Don’t Overhire In The Pre-PMF Stage: Jain said that Anar had ‘just too many people’ in the pre-product market fit (PMF) era. He adds that this limits the ability to be agile and limits intuition as ‘context gets divided between more people.’
“At the early stages particularly, I think having a strong intuition is important,” he adds.
Self Doubt Is Real: Jain believes that it is important to be rooted in reality and self-doubt can become ‘real’ when building a startup.
“(It is) very very difficult to figure out whether we are doing things wrong or it’s just not meant to be. Self-doubt becomes very real,” he adds.
Make Money Early: He urged the budding founders to start making money as soon as possible, even if it is ‘little’, just to test the waters. Anar cofounder claims that the platform ought to have made money as soon as the platform began offering leads on the platform. This, he adds, would have told the company ‘right things faster.’
Chase The ‘Crazy’ Mission: Jain said that one of his defining learnings was that there has to be a ‘crazy mission’ to unite the team: He further added that having a motivated team helped the workforce forge the path ahead and made attracting good talent ‘much much easier.’
To the founders looking to solve problems in the B2B space, Jain pitched the idea of an ops-first business – a credit-first B2B marketplace that would operate at high gross margins to offset credit losses.
He also said there was a huge untapped market in building a leads platform with a better user interface that solves for trust.

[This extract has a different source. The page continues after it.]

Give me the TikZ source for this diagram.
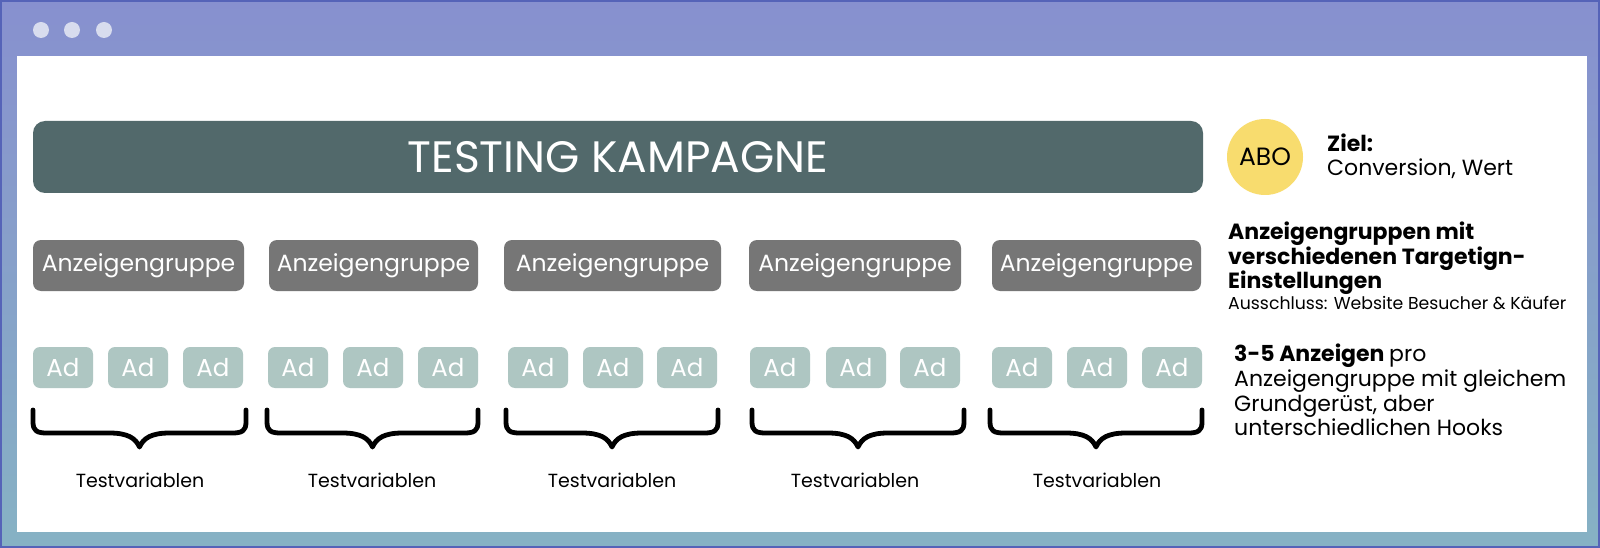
\documentclass[tikz,border=0pt]{standalone}
\usepackage{fontspec}
\setmainfont{Poppins}
\definecolor{frametop}{HTML}{8790CF}
\definecolor{framemid}{HTML}{8190C4}
\definecolor{framebot}{HTML}{86B2C4}
\definecolor{frameedge}{HTML}{5563B8}
\definecolor{dotcol}{HTML}{D8DCEE}
\definecolor{titlecol}{HTML}{52696B}
\definecolor{grpcol}{HTML}{767676}
\definecolor{adcol}{HTML}{AEC6C2}
\definecolor{abocol}{HTML}{F8DC6E}
\tikzset{
  titlebox/.style={fill=titlecol, rounded corners=12pt, minimum width=1170pt, minimum height=72pt, inner sep=0pt, text=white, font=\fontsize{44}{50}\selectfont},
  grpbox/.style={fill=grpcol, rounded corners=8pt, minimum height=51pt, inner sep=0pt, text=white, font=\fontsize{23.5}{28}\selectfont},
  adbox/.style={fill=adcol, rounded corners=7pt, minimum width=60pt, minimum height=41pt, inner sep=0pt, text=white, font=\fontsize{24.5}{28}\selectfont},
  bracepath/.style={line width=4.8pt, line cap=round, line join=round},
  tvlabel/.style={inner sep=0pt, font=\fontsize{19}{22}\selectfont},
  infoline/.style={anchor=base west, inner sep=0pt, font=\fontsize{22}{26}\selectfont},
  smallline/.style={anchor=base west, inner sep=0pt, font=\fontsize{17.3}{20}\selectfont},
}
\begin{document}
\begin{tikzpicture}[x=1pt,y=-1pt]
\useasboundingbox (0,0) rectangle (1600,548);
% window frame
\shade[top color=frametop, middle color=framemid, bottom color=framebot] (0,0) rectangle (1600,548);
\draw[frameedge, line width=2pt] (1,1) rectangle (1599,547);
\fill[white] (17,56) rectangle (1587,532);
\foreach \x in {41,72,104}
  \fill[dotcol] (\x,30) circle (8);
% title
\node[titlebox] (title) at (618,157) {TESTING KAMPAGNE};
% ad groups
\node[grpbox, minimum width=211pt] (g1) at (138.5,265.5) {Anzeigengruppe};
\node[grpbox, minimum width=209pt] (g2) at (373.5,265.5) {Anzeigengruppe};
\node[grpbox, minimum width=217pt] (g3) at (612.5,265.5) {Anzeigengruppe};
\node[grpbox, minimum width=212pt] (g4) at (855,265.5) {Anzeigengruppe};
\node[grpbox, minimum width=209pt] (g5) at (1096.5,265.5) {Anzeigengruppe};
% ads
\foreach \g/\a/\b/\c in {1/63/138/213, 2/298/373/448, 3/538/613/687, 4/780/856/930, 5/1022/1097/1172}{
  \node[adbox] (ad\g a) at (\a,367.5) {Ad};
  \node[adbox] (ad\g b) at (\b,367.5) {Ad};
  \node[adbox] (ad\g c) at (\c,367.5) {Ad};
}
% braces
\foreach \l/\r in {33/246, 267/478, 506/718, 752/964, 990/1202}{
  \pgfmathsetmacro\m{(\l+\r)/2}
  \draw[bracepath] (\l,410) -- (\l,422) .. controls (\l,431) and (\l+4,433) .. (\l+14,433)
     -- (\m-30,433) .. controls (\m-12,433) and (\m-4,438) .. (\m,447)
     .. controls (\m+4,438) and (\m+12,433) .. (\m+30,433)
     -- (\r-14,433) .. controls (\r-4,433) and (\r,431) .. (\r,422) -- (\r,410);
}
% labels
\node[tvlabel] (tv1) at (140,480) {Testvariablen};
\node[tvlabel] (tv2) at (372,480) {Testvariablen};
\node[tvlabel] (tv3) at (612,480) {Testvariablen};
\node[tvlabel] (tv4) at (855,480) {Testvariablen};
\node[tvlabel] (tv5) at (1097,480) {Testvariablen};
% right side
\node[circle, fill=abocol, minimum size=76pt, inner sep=0pt, font=\fontsize{25}{28}\selectfont] (abo) at (1265,157) {ABO};
\node[infoline] (ziel) at (1327,152) {\bfseries Ziel:};
\node[infoline] (conv) at (1327,176) {Conversion, Wert};
\node[infoline] (ag1) at (1228,239) {\bfseries Anzeigengruppen mit};
\node[infoline] (ag2) at (1228,264) {\bfseries verschiedenen Targetign-};
\node[infoline] (ag3) at (1228,288) {\bfseries Einstellungen};
\node[smallline] (ag4) at (1228,309) {Ausschluss: Website Besucher \& Käufer};
\node[infoline] (an1) at (1234,361) {\bfseries 3-5 Anzeigen \mdseries pro};
\node[infoline] (an2) at (1234,386) {Anzeigengruppe mit gleichem};
\node[infoline] (an3) at (1234,411) {Grundgerüst, aber};
\node[infoline] (an4) at (1234,435) {unterschiedlichen Hooks};
\end{tikzpicture}
\end{document}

“Essentially, the answer in B2B IMO is… a leads platform (think IndiaMART 2.0) with a much better UX and UI and solve for trust. Just that Indiamart solves buyers’ requirements decently well already though the experience is a bit patchy. It’s difficult to build a 10x better product here,” added Jain.
Closing the LinkedIn post, Jain said that, despite letting a lot of people down, his team ‘tried really hard.’ As he scouts his next venture, Anar joins a growing list of Indian startups from Pillow to Vah Vah! that have wrapped up operations in 2023 alone.